Correct implementation of this model?

Question

Correct implementation of this model?

mjack3 opened this issue 3 years ago · 9 comments

Hello community.

I am working on implementing a paper which uses this framework. As I 'm new in this tool I'd like to ask to advanced people if am I implementing correctly this architecture.

Firstly, I tried this code:

dims = (256, 64, 64)

inn = Ff.SequenceINN(*dims)
inn.append(Fm.AllInOneBlock, subnet_constructor=subnet_conv_3x3, permute_soft=False)

But i think the AllInOneBlock does not apply the permutation and the ActNorm in the order that the image shows. So I tried the next code

dims = (256, 64, 64)

inn = Ff.SequenceINN(*dims)
inn.append(Fm.PermuteRandom)
inn.append(Fm.ActNorm)
inn.append(Fm.GLOWCouplingBlock, subnet_constructor=subnet_conv_3x3)

Which one is correct? Moreover, I am getting NaN vector when I'm adding the ``Fm.ActNorm

mjack3 commented 2 years ago

#121

Answer 1 · 2022-03-10T14:11:22.000Z

I think you can get rid of NaN by:

decreasing clamp_alpha (try 0.1 for example)
scale incoming features

Edit: Remove the second GLOWCouplingBlock.

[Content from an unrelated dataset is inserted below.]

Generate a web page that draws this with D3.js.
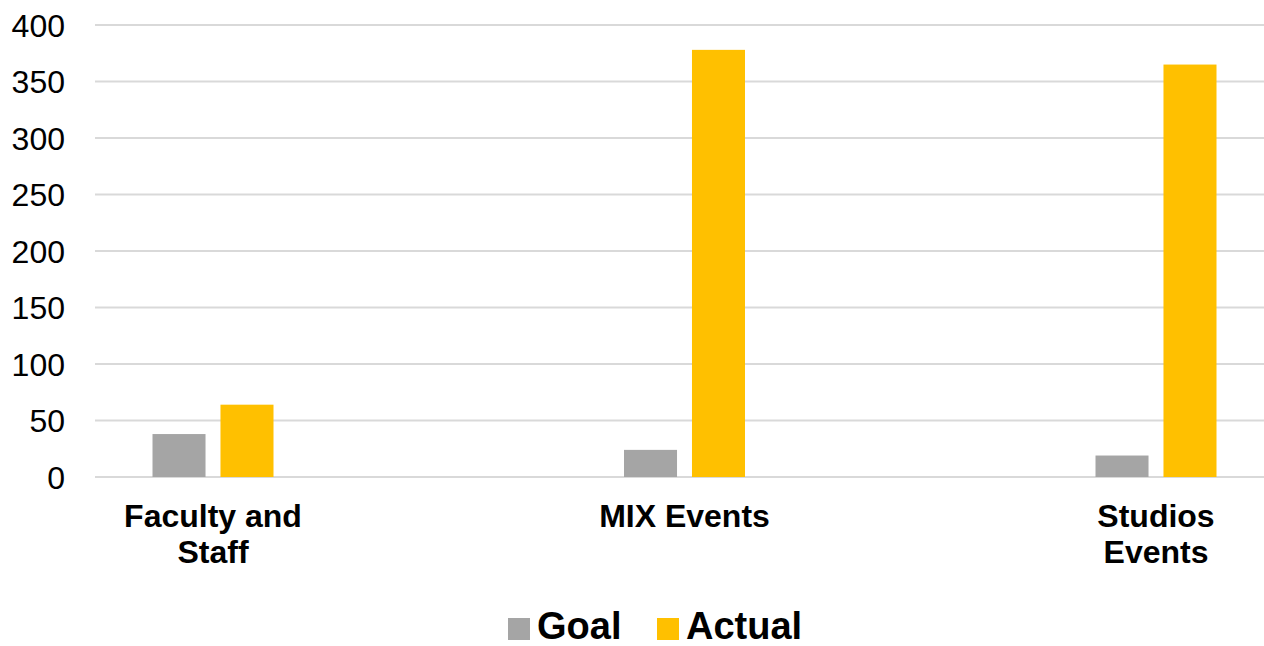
<!DOCTYPE html>
<html><head><meta charset="utf-8">
<script src="https://cdn.jsdelivr.net/npm/d3@7"></script>
<style>html,body{margin:0;padding:0;background:#fff;}svg{display:block;}</style>
</head><body>
<svg id="chart" width="1264" height="646"></svg>
<script>
const categories = ["Faculty and\nStaff", "MIX Events", "Studios\nEvents"];
const seriesNames = ["Goal", "Actual"];
const goalValues = [38, 24, 19];
const actualValues = [64, 378, 365];
const yTicks = [0, 50, 100, 150, 200, 250, 300, 350, 400];
const colors = ["#A5A5A5", "#FFC000"];

const svg = d3.select("#chart");
const font = "'Liberation Sans', Arial, sans-serif";

const y = d3.scaleLinear().domain([0, 400]).range([477, 25]);
const x = d3.scalePoint().domain(categories).range([213, 1156]).padding(0);
const xs = d3.scaleBand().domain(seriesNames).range([-60.5, 60.5]).paddingInner(0.22).paddingOuter(0);

// gridlines
svg.append("g").selectAll("line").data(yTicks).join("line")
  .attr("x1", 95).attr("x2", 1264)
  .attr("y1", d => y(d)).attr("y2", d => y(d))
  .attr("stroke", "#d9d9d9").attr("stroke-width", 2);

// y labels
svg.append("g").selectAll("text").data(yTicks).join("text")
  .attr("x", 65).attr("y", d => y(d)).attr("dy", "0.36em")
  .attr("text-anchor", "end")
  .attr("font-family", font).attr("font-size", 32).attr("fill", "#000")
  .text(d => d);

const data = categories.map((c, i) => ({cat: c, vals: [goalValues[i], actualValues[i]]}));

const groups = svg.append("g").selectAll("g").data(data).join("g")
  .attr("transform", d => `translate(${x(d.cat)},0)`);
groups.selectAll("rect").data(d => d.vals.map((v, j) => ({name: seriesNames[j], v, j}))).join("rect")
  .attr("x", d => xs(d.name)).attr("width", xs.bandwidth())
  .attr("y", d => y(d.v)).attr("height", d => y(0) - y(d.v))
  .attr("fill", d => colors[d.j]);

// x labels
const xl = svg.append("g").selectAll("text").data(categories).join("text")
  .attr("x", d => x(d)).attr("y", 527)
  .attr("text-anchor", "middle")
  .attr("font-family", font).attr("font-size", 32).attr("font-weight", "bold").attr("fill", "#000");
xl.each(function(d) {
  const lines = d.split("\n");
  d3.select(this).selectAll("tspan").data(lines).join("tspan")
    .attr("x", x(d)).attr("dy", (l, i) => i === 0 ? 0 : 36).text(l => l);
});

// legend
const legendX = [508, 657];
const lg = svg.append("g").selectAll("g").data(seriesNames).join("g")
  .attr("transform", (d, i) => `translate(${legendX[i]},618)`);
lg.append("rect").attr("width", 22).attr("height", 22).attr("fill", (d, i) => colors[i]);
lg.append("text").attr("x", 29).attr("y", 21)
  .attr("font-family", font).attr("font-size", 38).attr("font-weight", "bold").attr("fill", "#000")
  .text(d => d);
</script>
</body></html>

One of these already depicts the full architecture shown in the image. If you add another one, you again need to add ActNorm layer! I think this is the actual reason why you get NaNs.

Answer 2 · 2022-03-10T14:19:07.000Z

@maaft Thanks I'll leave to know.

I did a mistake putting the second GLOWCouplingBlock. I fixed the message.

Answer 3 · 2022-03-10T14:45:22.000Z

@maaft I am still getting NaN values in this way

inn = Ff.SequenceINN(*dims)
inn.append(Fm.PermuteRandom)
inn.append(Fm.ActNorm)
inn.append(Fm.GLOWCouplingBlock, subnet_constructor=subnet_conv_3x3, clamp = 1.)

But NaN dissapear if i put the ActNorm after the affine block:

inn = Ff.SequenceINN(*dims)
inn.append(Fm.PermuteRandom)
inn.append(Fm.GLOWCouplingBlock, subnet_constructor=subnet_conv_3x3, clamp = 1.)
inn.append(Fm.ActNorm)

Actually I dont know why it happens

Answer 4 · 2022-06-07T01:09:11.000Z

Hi

@maaft I am still getting NaN values in this way
inn = Ff.SequenceINN(*dims)
inn.append(Fm.PermuteRandom)
inn.append(Fm.ActNorm)
inn.append(Fm.GLOWCouplingBlock, subnet_constructor=subnet_conv_3x3, clamp = 1.)
But NaN dissapear if i put the ActNorm after the affine block:
inn = Ff.SequenceINN(*dims)
inn.append(Fm.PermuteRandom)
inn.append(Fm.GLOWCouplingBlock, subnet_constructor=subnet_conv_3x3, clamp = 1.)
inn.append(Fm.ActNorm)
Actually I dont know why it happens

Hello there, did you fix the issue? I met the same issue but I do not know how to fix is XD

Answer 5 · 2022-06-22T14:43:56.000Z

@mjack3 thank you for pointing out this bug. The reason you get NaNs is that the mean and standard deviation of ActNorm are initialized from the first batch of data passed to them. Likely you have at least one channel in your input which always has the same value, leading to 0 standard deviation. Division by 0 is the source of the NaNs. We are working to fix this bug, but in the meantime you can work around it by adding some small noise to your inputs (this is recommended practice anyway, see tutorial).

The AllInOneBlock doesn't use data-dependent initialization and so doesn't suffer from this error.

You are correct that the AllInOneBlock does not apply the operations in the same order as the image you want to reproduce. The order is 1) affine half-coupling (not the full coupling shown in your diagram) 2) permutation 3) ActNorm

Answer 6 · 2022-06-22T16:18:31.000Z

Oh thanks you @psorrenson Why did you take so long in answering? I thought this repo was abandoned 😃

Answer 7 · 2022-06-22T16:33:42.000Z

Yes, sorry about that! The maintenance of the repo has been passed on from the original maintainers. But there was a long period where it was not being maintained. Hopefully we will be a bit faster at answering issues from now on ;)

Answer 8 · 2022-06-22T16:45:29.000Z

You will a great job :)